What attracted you to the field of pharmacy? Any particular moment(s) that made you stop and think, “This is the path I want to take?”
Growing up in Ojai, California, where nature and wildlife are focal points, my interest in science started from a young age. In fact, prior to pharmacy school, I worked as a veterinary technician for almost 10 years, where I had ample experience using many of the medications we’re now studying. Initially, I had planned to pursue a career as a physician, but found myself consistently more interested in pharmacology than anything else — a trend that continued through my undergraduate career at UC Davis, where I developed an interest in medicinal chemistry. As I continued to work in the veterinary field after completing undergrad, I applied what I could from my education and became the resident medication expert, the go-to person when my coworkers had questions about how drugs worked. Yet there were still significant gaps in my knowledge, and as I looked information up in our medication handbook resources, I constantly came across the phrase: “…for more information, please consult a pharmacist.” Thinking about how I wanted to be that medication expert, I made the decision to go to pharmacy school.
Why did you choose USC School of Pharmacy?
I had the opportunity to meet several faculty and alumni prior to interviewing or making a decision, and the recurrent theme among all of these conversations was the number of opportunities available here at the school to students with the initiative to take advantage of them. As someone who tends to carve my own path, I was attracted to this opportunity, which would allow me to pursue my own interests within the field of pharmacy.
Can you talk about the research you’re currently working on?

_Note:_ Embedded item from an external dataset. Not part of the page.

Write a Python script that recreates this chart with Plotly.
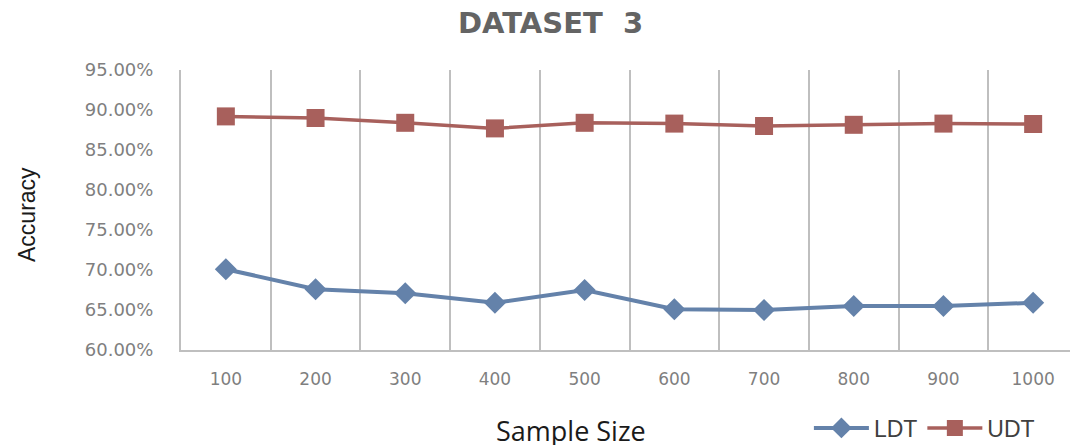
import plotly.graph_objects as go

# Data
sample_sizes = ["100", "200", "300", "400", "500", "600", "700", "800", "900", "1000"]
ldt = [70.1, 67.6, 67.1, 65.9, 67.5, 65.1, 65.0, 65.5, 65.5, 65.9]
udt = [89.2, 89.0, 88.4, 87.7, 88.4, 88.3, 88.0, 88.15, 88.3, 88.25]

blue = "#6482aa"
red = "#a8605c"
grey = "#bfbfbf"

fig = go.Figure()
fig.add_trace(go.Scatter(x=sample_sizes, y=ldt, name="LDT", mode="lines+markers",
                         line=dict(color=blue, width=4),
                         marker=dict(symbol="diamond", size=17, color=blue)))
fig.add_trace(go.Scatter(x=sample_sizes, y=udt, name="UDT", mode="lines+markers",
                         line=dict(color=red, width=3.5),
                         marker=dict(symbol="square", size=18, color=red)))

# page body has an 8px margin, so the figure is a bit smaller than the window
fig.update_layout(
    width=1070, height=437,
    margin=dict(l=173, r=0, t=62, b=95),
    plot_bgcolor="white", paper_bgcolor="white",
    showlegend=True,
    legend=dict(orientation="h", x=0.70, yref="container", y=1 - 420 / 437,
                xanchor="left", yanchor="middle", itemwidth=55,
                font=dict(family="Liberation Sans Narrow, Liberation Sans", size=23, color="#404040"),
                bgcolor="rgba(0,0,0,0)"),
    xaxis=dict(type="category", range=[-0.5, 9.5], tickson="boundaries", showgrid=True,
               gridcolor=grey, gridwidth=2, showline=True, linecolor=grey, linewidth=2, ticks="",
               ticklabelstandoff=13, automargin=False,
               tickfont=dict(family="DejaVu Sans", size=17, color="#7f7f7f")),
    yaxis=dict(range=[60, 95], dtick=5, tickformat=".2f", ticksuffix="%", showgrid=False,
               zeroline=False, showline=True, linecolor=grey, linewidth=2, ticks="",
               ticklabelstandoff=22, automargin=False,
               tickfont=dict(family="DejaVu Sans", size=18, color="#7f7f7f")),
)

fig.add_annotation(text="(c)", xref="paper", yref="paper", x=(551 - 181) / 897, y=1.262,
                   showarrow=False, xanchor="center", yanchor="middle",
                   font=dict(family="Liberation Sans", size=16, color="#595959"))
fig.add_annotation(text="<b>DATASET  3</b>", xref="paper", yref="paper", x=(550 - 181) / 897, y=1.168,
                   showarrow=False, xanchor="center", yanchor="middle",
                   font=dict(family="DejaVu Sans", size=29, color="#646464"))
fig.add_annotation(text="Sample Size", xref="paper", yref="paper", x=(571 - 181) / 897, y=-0.286,
                   showarrow=False, xanchor="center", yanchor="middle",
                   font=dict(family="Open Sans", size=27, color="#1a1a1a"))
fig.add_annotation(text="Accuracy", xref="paper", yref="paper", x=(27 - 181) / 897, y=(350 - 215) / 280,
                   textangle=-90, showarrow=False, xanchor="center", yanchor="middle",
                   font=dict(family="Liberation Sans Narrow, Liberation Sans", size=23, color="#1a1a1a"))

fig.write_html("out.html")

My research in pharmacogenomics stemmed from my interest in medicinal chemistry, where we study how changes to the structures of medications affect their interactions with the proteins they target. After taking the pharmacogenetics class in my P1 year, I started to ask how mutations in these proteins would, in turn, affect how medications behaved. Most current research in pharmacogenomics looks at how changes in protein levels affect the response to groups of medications; we’re looking at how changes to protein structure affect different medications within the same class in different ways. This approach is part of a rise in personalized medicine.
What are some of the most memorable experiences you’ve had at the School of Pharmacy so far?

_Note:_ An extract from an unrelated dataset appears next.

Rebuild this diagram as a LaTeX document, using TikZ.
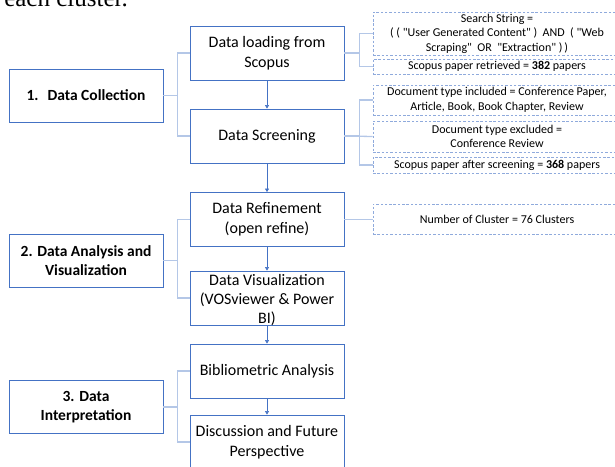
\documentclass[tikz,border=0pt]{standalone}
\usepackage{fontspec}
\setmainfont{Carlito}
\newfontfamily\plainfont{Carlito}
\newfontfamily\seriffont{Liberation Serif}
\usetikzlibrary{arrows.meta}
\definecolor{boxblue}{HTML}{4472C4}
\definecolor{connblue}{HTML}{B4C7E7}
\definecolor{dashblue}{HTML}{8FAADC}
\tikzset{
  lbox/.style={draw=boxblue, line width=0.9pt, minimum width=154pt, minimum height=53pt, inner sep=0pt, align=center, font=\bfseries\fontsize{15.5}{18.5}\selectfont},
  mbox/.style={draw=boxblue, line width=0.9pt, minimum width=154pt, minimum height=54pt, inner sep=0pt, align=center, font=\fontsize{16}{19.5}\selectfont},
  mtext/.style={inner sep=0pt, align=center, font=\fontsize{16}{19}\selectfont},
  dbox/.style={draw=dashblue, line width=0.8pt, dash pattern=on 2.5pt off 1.8pt, minimum width=248pt, inner sep=0pt, align=center, font=\plainfont\fontsize{12}{14.5}\selectfont},
  conn/.style={draw=connblue, line width=1.3pt},
  arr/.style={draw=boxblue, line width=0.6pt, -{Triangle[length=3.5pt,width=4pt]}},
}
\begin{document}
\begin{tikzpicture}[x=1pt,y=-1pt]
\useasboundingbox (0,0) rectangle (615,466);
\node[anchor=base east, font=\seriffont\fontsize{25}{25}\selectfont, inner sep=0pt] (top) at (128,6.5) {each cluster.};
% left boxes
\node[lbox] (L1) at (86,95.5) {1.\hspace{9pt}Data Collection};
\node[lbox] (L2) at (86,260.5) {2. Data Analysis and\\Visualization};
\node[lbox] (L3) at (86,407) {3. Data\\Interpretation};
% middle boxes
\node[mbox] (M1) at (267,53) {Data loading from\\Scopus};
\node[mbox] (M2) at (267,136) {Data Screening};
\node[mbox] (M3) at (267,219.5) {Data Refinement\\(open refine)};
\node[mbox] (M4) at (267,298) {};
\node[mtext] (M4t) at (267,300) {Data Visualization\\(VOSviewer \& Power\\BI)};
\node[mbox] (M5) at (267,371) {Bibliometric Analysis};
\node[mbox] (M6) at (267,442) {Discussion and Future\\Perspective};
% dashed boxes
\node[dbox, minimum height=43pt] (D1) at (497,33.5) {Search String =\\(\ (\ "User Generated Content"\ )\ \ AND\ \ (\ "Web\\Scraping"\ \ OR\ \ "Extraction"\ )\,)};
\node[dbox, minimum height=15pt] (D2) at (497,66.5) {Scopus paper retrieved = \textbf{382} papers};
\node[dbox, minimum height=30pt] (D3) at (497,100) {Document type included = Conference Paper,\\Article, Book, Book Chapter, Review};
\node[dbox, minimum height=31pt] (D4) at (497,136.5) {Document type excluded =\\Conference Review};
\node[dbox, minimum height=16pt] (D5) at (497,165) {Scopus paper after screening = \textbf{368} papers};
\node[dbox, minimum height=30pt] (D6) at (497,219) {Number of Cluster = 76 Clusters};
% left connectors
\draw[conn] (L1.east) -- ++(14,0) |- (M1.west);
\draw[conn] (L1.east) -- ++(14,0) |- (M2.west);
\draw[conn] (L2.east) -- ++(14,0) |- (M3.west);
\draw[conn] (L2.east) -- ++(14,0) |- (M4.west);
\draw[conn] (L3.east) -- ++(14,0) |- (M5.west);
\draw[conn] (L3.east) -- ++(14,0) |- (M6.west);
% right connectors
\draw[conn] (M1.east) -- ++(15,0) |- (D1.west);
\draw[conn] (M1.east) -- ++(15,0) |- (D2.west);
\draw[conn] (M2.east) -- ++(15,0) |- (D3.west);
\draw[conn] (M2.east) -- (D4.west);
\draw[conn] (M2.east) -- ++(15,0) |- (D5.west);
\draw[conn] (M3.east) -- (M3.east -| D6.west);
% arrows
\draw[arr] (M1) -- (M2);
\draw[arr] (M2) -- (M3);
\draw[arr] (M3) -- (M4);
\draw[arr] (M4) -- (M5);
\draw[arr] (M5) -- (M6);
\end{tikzpicture}
\end{document}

For two years now, I’ve had the opportunity to teach summer foreign exchange students who were a part of the International Pharmacy Summer Program in sessions ranging from computational drug design to insulin. This has always been a great experience, not only because I enjoy the teaching, but also because I’ve gotten to meet and work with so many people from abroad. It’s always interesting to learn about how pharmacy education and practice are conducted around the world.
Another one of my favorite parts of pharmacy school doesn’t actually take place at USC, but in all the cities I’ve been able to visit when attending conferences. From bonding with faculty, visiting the Lucas Oil Stadium (where the Indianapolis Colts play), and dropping in on a firemen’s convention while in Indianapolis to eating fried catfish in an indoor swamp in Memphis, I’ve had many memorable moments outside what I’ve learned at the conferences themselves.
What are your career aspirations? In general, how do you feel about the outlook for the pharmacy profession?
I want to work with pharmacogenomic testing implementation at the health system level, helping hospitals or clinic networks that are interested in offering a pharmacogenomics service to start one, with a focus of clinical decision support and education. I’m also looking to teach pharmacogenetics and medicinal chemistry in a PharmD program.
I have an optimistic outlook on the future of pharmacy. Rather than seeing jobs disappear, I see the consolidation and technological advances that are occurring as a way to free pharmacists’ time up to do other, more high-level activities, including taking larger clinical roles. Pharmacogenomics, for example, is just one of many niche areas of study that has not yet been fully explored.
What’s a fun fact about you that not many people know about?
I’m a certified llama trainer and I also have two pet emus. Growing up in Ojai, California and being surrounded by nature and animals sparked my love for science.